The demand for hamburgers could be affected by the increased prices of a substitute (hot dogs) and a complement (hamburger buns) in opposite ways. Without knowing the relative magnitude of these changes, we cannot predict the exact effect on demand. An illustrative graph would show two potential shifts of the demand curve but the actual direction would depend on consumer responses to the price changes.

Step-by-step explanation:

Impact on the Demand for Hamburgers

Considering the price changes of substitute and complement goods, such as hot dogs and hamburger buns, can have conflicting effects on the demand for hamburgers. An increase in the price of a substitute good like hot dogs would normally lead to an increase in the demand for hamburgers because consumers switch to hamburgers as a less expensive alternative. Conversely, an increase in the price of a complement good, like hamburger buns, can lead to a decrease in the demand for hamburgers because the overall cost of consuming hamburgers has gone up.

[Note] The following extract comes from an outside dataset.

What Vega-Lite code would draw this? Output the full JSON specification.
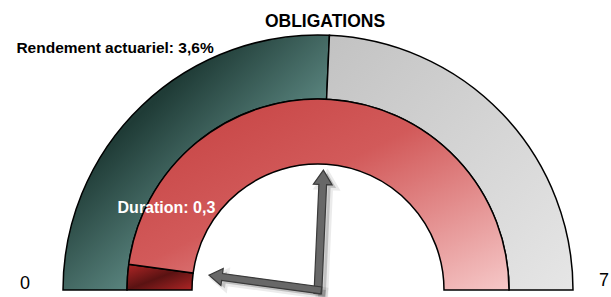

The effects on the demand for hamburgers cannot be determined with certainty without knowing the magnitude of the price changes and how consumers prioritize these goods. The demand could increase, decrease, or even stay the same depending on the relative importance of the changes in prices of substitutes and complements to consumers.

Demand Curve Illustration

To illustrate this situation on a graph, it's helpful to plot two demand curves for hamburgers. Start with a standard downward-sloping demand curve. Then, to represent an increase in demand due to the more expensive substitute (hot dogs), we would shift the original demand curve to the right. Alternatively, to illustrate the decrease in demand due to the more expensive complement (hamburger buns), we would shift the demand curve to the left. Because we are considering both effects, the actual change in the demand curve could be a shift in either direction or no shift at all if the effects cancel each other out.